Sen. Julie Rosen, R-Fairmont, the lead Senate stadium author, said a Senate panel Wednesday could not pass the proposal because DFL senators changed their votes at the last minute.
In a new twist on the politics surrounding the stadium project, Rosen said it was DFLers on the panel who had suddenly switched their votes. “People changed their votes. [It] came down from leadership – wasn’t on our side,” she said.
That darn DFL. But on the port side of the aisle, Tom Bakk says nyet:
But Senate Minority Leader Tom Bakk disputed what happened. Bakk said he was willing to pledge four DFL votes on the 14-member Senate Local Government and Elections Committee for the proposal.

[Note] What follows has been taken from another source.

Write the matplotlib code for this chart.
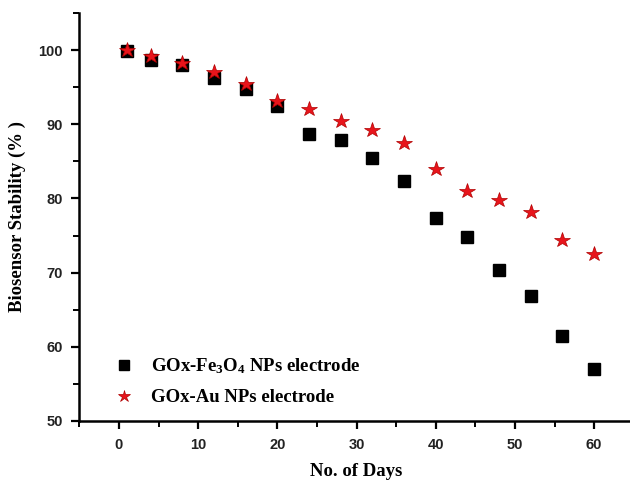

Republicans, who hold eight seats on the panel, were only willing to put up three votes, he said.
“I have six members of the committee. I was willing yesterday to put up four votes – half of what it would have taken to pass the bill along,” said Bakk.
“They were only willing to put up three votes [out] of their eight committee members,” he said. “They have eight members, and they can only find three?
“Why would I put up the majority of the votes? I didn’t write the bill,” said Bakk. “If I’m going to put up the majority of the votes, then I want to write the bill.”
Which leads to the question that never gets asked in these situations. What's stopping you from writing the bill, Senator? Go ahead and write the bill.
What we have here is a variation of the Prisoner's Dilemma. Politicians on both sides of the aisle might think it desirable to have a new Vikings stadium, but neither side wants to own the responsibility for it, from a political standpoint. Which leads to yet another question -- why wouldn't you want to own the bill, if you think it's desirable?
It's not that complicated, really. Either we value the bread and circuses enough to fund them, or we don't.